RESP Outreach Intern – January

Written by: James Rice, RESP Outreach Intern

Going into the new year, January was a particularly important period of my internship that saw me shaping what I hoped to achieve through my work with the RESP. By the end of the month, I hoped to pitch my ideas to the team at St Cecilia’s Hall to determine what was feasible within the time frame of my internship.

Concert Room, St Cecilia’s Hall

However, this was not as straight forward as it initially seemed. When it comes to outreach and bringing attention to a project such as this, there are so many avenues that could be taken. For example, I first contacted the Scottish Society for Northern Studies to determine if they would be willing to publish an article that I would write on the RESP. Then, I emailed the Student Newspaper for the University of Edinburgh, with the intention of bringing awareness among students to the archive.

Unfortunately, I found little success in either of these two options. Nevertheless, I decided that I would continue with listing contacts and colleagues I work with at the CRC to determine what opportunities may be available for me going forward.

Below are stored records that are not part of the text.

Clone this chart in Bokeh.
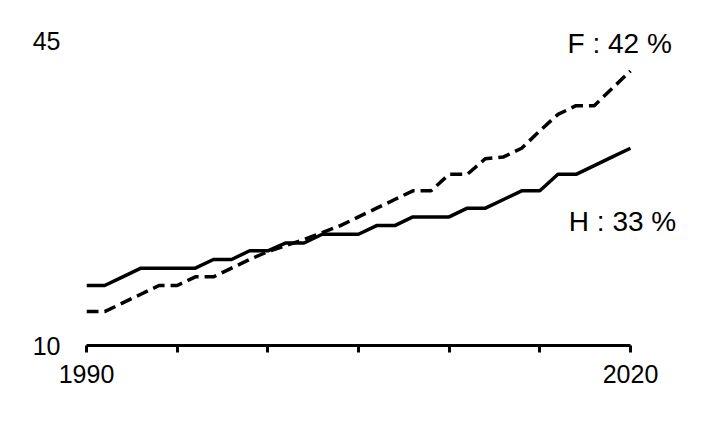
from bokeh.plotting import figure
from bokeh.models import FixedTicker, Label, Range1d
from bokeh.embed import file_html
from bokeh.resources import INLINE

years = list(range(1990, 2021))
H = [16.9, 16.9, 17.9, 18.9, 18.9, 18.9, 18.9, 19.9, 19.9, 20.9, 20.9, 21.8, 21.8, 22.8, 22.8, 22.8,
     23.8, 23.8, 24.8, 24.8, 24.8, 25.8, 25.8, 26.8, 27.8, 27.8, 29.7, 29.7, 30.7, 31.7, 32.7]
F = [13.9, 13.9, 14.9, 15.9, 16.9, 16.9, 17.9, 17.9, 18.9, 19.9, 20.8, 21.5, 22.2, 23.0, 23.8, 24.8,
     25.8, 26.8, 27.8, 27.8, 29.7, 29.7, 31.5, 31.7, 32.7, 34.7, 36.6, 37.6, 37.6, 39.6, 41.6]
x_ticks = [1990, 1995, 2000, 2005, 2010, 2015, 2020]
y_ticks = [10, 45]
FONT = "Liberation Sans"

p = figure(width=700, height=410, output_backend="svg", toolbar_location=None,
           x_range=Range1d(1990, 2023.31), y_range=Range1d(10, 48.55),
           min_border_left=86, min_border_right=10, min_border_top=10, min_border_bottom=65)
p.background_fill_color = "white"
p.border_fill_color = "white"
p.outline_line_color = None
p.grid.visible = False

p.line(years, H, line_color="black", line_width=3.5)
p.line(years, F, line_color="black", line_width=3.5, line_dash="12 6")

xa = p.xaxis[0]
xa.bounds = (x_ticks[0], x_ticks[-1])
xa.ticker = FixedTicker(ticks=x_ticks)
xa.major_label_overrides = {t: (str(t) if t in (x_ticks[0], x_ticks[-1]) else "") for t in x_ticks}
xa.axis_line_width = 3
xa.axis_line_color = "black"
xa.major_tick_line_width = 3
xa.major_tick_out = 7
xa.major_tick_in = 0
xa.minor_tick_line_color = None
xa.major_label_text_font = FONT
xa.major_label_text_font_size = "25px"
xa.major_label_text_color = "black"
xa.major_label_standoff = 12

ya = p.yaxis[0]
ya.ticker = FixedTicker(ticks=y_ticks)
ya.axis_line_color = None
ya.major_tick_line_color = None
ya.minor_tick_line_color = None
ya.major_tick_out = 0
ya.major_tick_in = 0
ya.major_label_text_font = FONT
ya.major_label_text_font_size = "25px"
ya.major_label_text_color = "black"
ya.major_label_standoff = 26

p.add_layout(Label(x=2016.53, y=44.75, text=f"F : {F[-1]:.0f} %", text_font=FONT,
                   text_font_size="28px", text_color="black", text_baseline="alphabetic"))
p.add_layout(Label(x=2016.6, y=24.27, text=f"H : {H[-1]:.0f} %", text_font=FONT,
                   text_font_size="28px", text_color="black", text_baseline="alphabetic"))

open("out.html", "w").write(file_html(p, INLINE))
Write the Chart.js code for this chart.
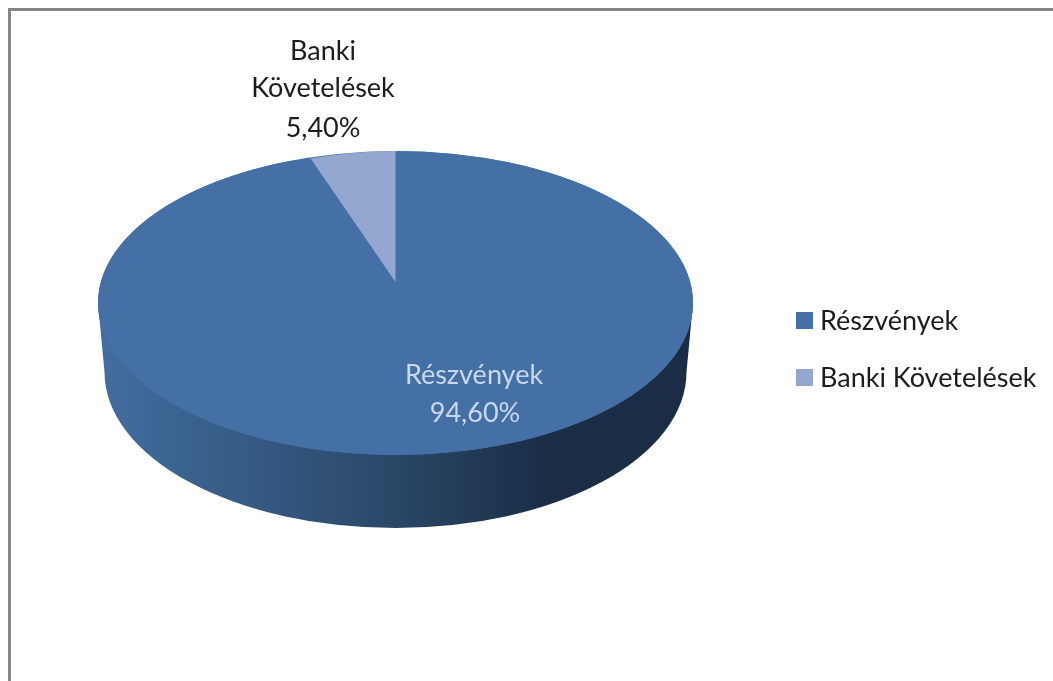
<!DOCTYPE html>
<html lang="hu">
  <head>
    <meta charset="UTF-8" />
    <title>Részvények / Banki Követelések</title>
    <script src="https://cdnjs.cloudflare.com/ajax/libs/Chart.js/4.4.1/chart.umd.min.js"></script>
    <style>
      html, body { margin: 0; padding: 0; background: #fff; overflow: hidden; }
      #frame {
        position: absolute; left: 8px; top: 8px; width: 1045px; height: 673px;
        border-left: 3px solid #868686; border-top: 3px solid #868686; box-sizing: border-box;
      }
      #wrap { position: absolute; left: 0; top: 0; width: 1053px; height: 681px; }
    </style>
  </head>
  <body>
    <div id="frame"></div>
    <div id="wrap"><canvas id="pie" width="1053" height="681"></canvas></div>
    <script>
      const categories = ["Részvények", "Banki Követelések"];
      const shares = [94.6, 5.4];
      const shareLabels = ["94,60%", "5,40%"];
      const colors = ["#4470a6", "#93a7cf"];

      const FONT = '27px Lato, "Open Sans", sans-serif';

      // fake 3D: top face ellipse and the lower rim of the wall
      const top3d = { x: 395.5, y: 303, rx: 297.5, ry: 152 };
      const rim = { y: 372, rx: 291, ry: 156 };
      // the small slice looks narrower because of the perspective, its tip sits higher
      const wedge = { x: 395.5, y: 282, rx: 255, ry: 131 };

      const pie3d = {
        id: "pie3d",
        beforeDatasetsDraw(chart) {
          const c = chart.ctx;
          const t = top3d;
          c.save();
          const g = c.createLinearGradient(t.x - rim.rx, 0, t.x + rim.rx, 0);
          g.addColorStop(0, "#416d9f");
          g.addColorStop(0.5, "#2a4767");
          g.addColorStop(0.76, "#1a2d45");
          g.addColorStop(1, "#1a2d45");
          c.fillStyle = g;
          c.beginPath();
          c.moveTo(t.x - t.rx, t.y);
          c.lineTo(t.x - rim.rx, rim.y);
          c.ellipse(t.x, rim.y, rim.rx, rim.ry, 0, Math.PI, 0, true);
          c.lineTo(t.x + t.rx, t.y);
          c.closePath();
          c.fill();
          c.fillStyle = colors[0];
          c.beginPath();
          c.ellipse(t.x, t.y, t.rx, t.ry, 0, 0, Math.PI * 2);
          c.fill();
          c.restore();

          chart.getDatasetMeta(0).data.forEach((arc, i) => {
            const box = i === 0 ? t : wedge;
            c.save();
            c.translate(box.x, box.y);
            c.scale(box.rx / arc.outerRadius, box.ry / arc.outerRadius);
            c.translate(-arc.x, -arc.y);
            arc.draw(c);
            c.restore();
          });
          return false;
        },
        afterDraw(chart) {
          const c = chart.ctx;
          c.save();
          c.font = FONT;
          c.textBaseline = "alphabetic";

          // data labels
          c.textAlign = "center";
          c.fillStyle = "#c9d8ec";
          c.fillText(categories[0], 474, 384);
          c.fillText(shareLabels[0], 475, 422);
          c.fillStyle = "#1c1c1c";
          c.fillText("Banki", 323, 60);
          c.fillText("Követelések", 323, 97);
          c.fillText(shareLabels[1], 323, 137);

          // legend
          c.textAlign = "left";
          categories.forEach((name, i) => {
            const y = 312 + i * 57;
            c.fillStyle = colors[i];
            c.fillRect(796, y, 17, 17);
            c.fillStyle = "#1c1c1c";
            c.fillText(name, 820, y + 18);
          });
          c.restore();
        },
      };

      new Chart(document.getElementById("pie"), {
        type: "pie",
        data: {
          labels: categories,
          datasets: [{ data: shares, backgroundColor: colors, borderWidth: 0 }],
        },
        options: {
          responsive: false,
          animation: false,
          plugins: { legend: { display: false }, tooltip: { enabled: false } },
        },
        plugins: [pie3d],
      });
    </script>
  </body>
</html>
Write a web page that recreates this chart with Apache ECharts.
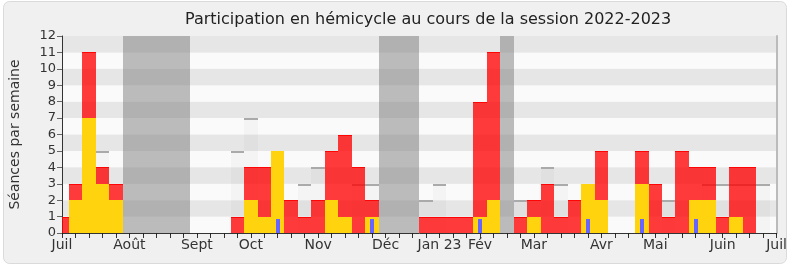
<!DOCTYPE html>
<html><head><meta charset="utf-8">
<script src="https://cdn.jsdelivr.net/npm/echarts@6/dist/echarts.min.js"></script>
<style>html,body{margin:0;padding:0;background:#ffffff}#c{width:790px;height:267px}</style>
</head><body><div id="c"></div>
<script>
// week index categories (0 .. 53)
const weeks = ['0','1','2','3','4','5','6','7','8','9','10','11','12','13','14','15','16','17','18','19','20','21','22','23','24','25','26','27','28','29','30','31','32','33','34','35','36','37','38','39','40','41','42','43','44','45','46','47','48','49','50','51','52','53'];
// month tick labels (week index -> label)
const monthLabels = {0:'Juil',5:'Août',10:'Sept',14:'Oct',19:'Nov',24:'Déc',28:'Jan 23',31:'Fév',35:'Mar',40:'Avr',44:'Mai',49:'Juin',53:'Juil'};
// vacation weeks (12 = full height band)
const vacances = [0,0,0,0,0,12,12,12,12,12,0,0,0,0,0,0,0,0,0,0,0,0,0,0,12,12,12,0,0,0,0,0,0,12,0,0,0,0,0,0,0,0,0,0,0,0,0,0,0,0,0,0,0,0];
// median of deputies (grey)
const mediane = [0,0,0,5,0,0,0,0,0,0,0,0,0,5,7,0,0,0,3,4,0,0,3,3,0,0,0,2,3,0,0,0,0,0,2,0,4,3,0,0,0,0,0,0,0,2,0,0,3,3,3,3,3,0];
// présences (red)
const presences = [1,3,11,4,3,0,0,0,0,0,0,0,0,1,4,4,5,2,1,2,5,6,4,2,0,0,0,1,1,1,1,8,11,0,1,2,3,1,2,3,5,0,0,5,3,1,5,4,4,1,4,4,0,0];
// interventions (yellow)
const interventions = [0,2,7,3,2,0,0,0,0,0,0,0,0,0,2,1,5,0,0,0,2,1,0,1,0,0,0,0,0,0,0,1,2,0,0,1,0,0,0,3,2,0,0,3,0,0,0,2,2,0,1,0,0,0];
// questions (blue)
const questions = [0,0,0,0,0,0,0,0,0,0,0,0,0,0,0,0,0.85,0,0,0,0,0,0,0.85,0,0,0,0,0,0,0,0.85,0,0,0,0,0,0,0,0.85,0,0,0,0.85,0,0,0,0.85,0,0,0,0,0,0];
const yTicks = [0,1,2,3,4,5,6,7,8,9,10,11,12];

const chart = echarts.init(document.getElementById('c'), null, {renderer:'canvas'});

function barSeries(name, values, fill, z, frac, capColor, capW) {
  return {
    type:'custom', name:name, xAxisIndex:0, yAxisIndex:0, z:z, silent:true,
    data: values.map((v,i)=>[i,v]),
    renderItem: function(params, api){
      const v = api.value(1);
      if (!v) return;
      const i = api.value(0);
      const p = api.coord([i, v]);
      const b = api.coord([i, 0]);
      const w = api.size([1,0])[0]*frac;
      const cs = params.coordSys;
      let x0 = Math.round(p[0]-w/2), x1 = Math.round(p[0]+w/2);
      x0 = Math.max(x0, Math.round(cs.x)); x1 = Math.min(x1, Math.round(cs.x+cs.width));
      if (x1 <= x0) return;
      const y0 = Math.round(p[1]), y1 = Math.round(b[1]);
      const children = [{type:'rect', shape:{x:x0, y:y0, width:x1-x0, height:y1-y0}, style:{fill:fill}}];
      if (capColor) children.push({type:'rect', shape:{x:x0, y:y0, width:x1-x0, height:capW}, style:{fill:capColor}});
      return {type:'group', children:children};
    }
  };
}

const font = 'DejaVu Sans';
chart.setOption({
  animation:false,
  backgroundColor:'transparent',
  graphic:[{type:'rect', z:-10, shape:{x:3.5,y:1.5,width:783,height:262,r:6}, style:{fill:'#f0f0f0', stroke:'#dadada', lineWidth:1}}],
  title:{text:'Participation en hémicycle au cours de la session 2022-2023', left:180, top:7,
    textStyle:{fontFamily:font, fontSize:16, fontWeight:'normal', color:'#222'}},
  grid:{left:61, right:10, top:36, bottom:34},
  xAxis:[{
    type:'category', data:weeks, boundaryGap:false, position:'bottom',
    axisLine:{lineStyle:{color:'#333', width:1}},
    axisTick:{interval:0, length:5, lineStyle:{color:'#333'}},
    axisLabel:{interval:0, formatter:(v,i)=> monthLabels[i]||'', fontFamily:font, fontSize:14, color:'#333', margin:5},
    splitLine:{show:false}
  },{
    type:'category', data:weeks, boundaryGap:false, position:'top',
    axisLine:{show:false},
    axisTick:{interval:0, inside:true, length:2, lineStyle:{color:'#222'}},
    axisLabel:{show:false}, splitLine:{show:false}
  }],
  yAxis:[{
    type:'value', min:0, max:12, interval:1,
    name:'Séances par semaine', nameLocation:'middle', nameGap:40,
    nameTextStyle:{fontFamily:font, fontSize:14, color:'#333'},
    axisLine:{show:true, lineStyle:{color:'#333'}},
    axisTick:{show:true, length:5, lineStyle:{color:'#666'}},
    axisLabel:{fontFamily:font, fontSize:13, color:'#333', margin:6, formatter:v=>yTicks.includes(v)?String(v):''},
    splitLine:{show:false},
    splitArea:{show:true, areaStyle:{color:['#fafafa','#e6e6e6']}}
  },{
    type:'value', min:0, max:12, interval:1, position:'right',
    axisLine:{show:true, lineStyle:{color:'#bbbbbb', width:2}},
    axisTick:{show:false}, axisLabel:{show:false}, splitLine:{show:false}
  }],
  series:[
    barSeries('vacances', vacances, 'rgba(120,120,120,0.48)', 1, 1, null, 0),
    barSeries('médiane', mediane, 'rgba(0,0,0,0.025)', 2, 1, '#aaaaaa', 2),
    barSeries('présences', presences, 'rgba(255,0,0,0.77)', 3, 1, 'rgba(255,0,0,0.9)', 1),
    barSeries('interventions', interventions, '#ffd30d', 4, 1, null, 0),
    barSeries('questions', questions, '#6666ff', 5, 0.3, null, 0)
  ]
});
</script></body></html>
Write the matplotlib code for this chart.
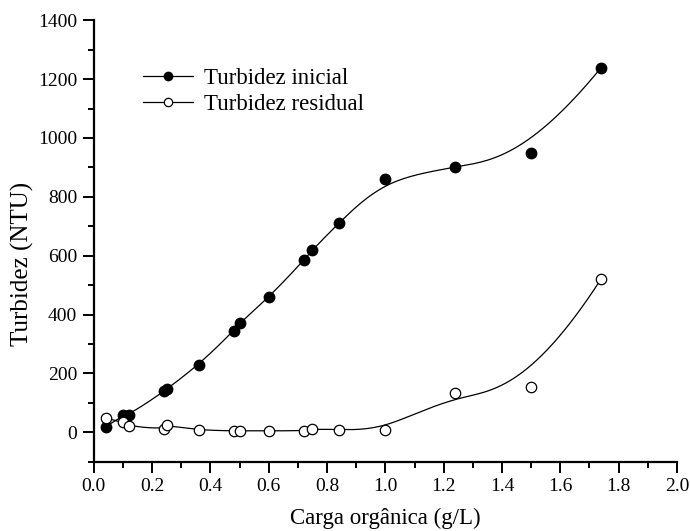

As I still hoped to engage students at the University with the project, I began looking into student societies relating to poetry and drama after seeing an outreach event at the National Archives. While volunteering in London, with a local university the archive put together a performance based off of archival material with students. With this, I considered contacting poet and writer in residence, Michael Pedersen, to see if he would be interested in writing something for the project. Yet, when pitching this idea, we decided that this would be difficult to achieve in the short time that I had to organise an event for this.

In another case, I met with Laura, the Engagement Officer for the Heritage Collections at the University. Through Laura, we discussed engagement opportunities through the creation of an ‘Activity Pack’ aimed at local primary and secondary schools. While we decided later that interacting with schools was not a route we hoped to look into, my team agreed that creating a few worksheet resources and a dedicated ‘Kids Page’ on the RESP website would be a great idea for the project.

At the pitch, myself and my team felt that alongside these sheets, producing promotional material and a video tutorial for the online archive itself was best for what we hoped to achieve. Promotional items like themed postcards and pencils were a simple way to get people curious about the RESP, while a video tutorial improved accessibility among users unfamiliar to our website or online archives in general.

Overall, while at times I felt discouraged as I found myself scrapping ideas or running into dead ends when thinking about how to engage in outreach, January was an important personnel step for me; allowing me to realise that some ideas falling through is just a natural part of the process. Without that, I wouldn’t have decided upon how to promote the RESP going forward.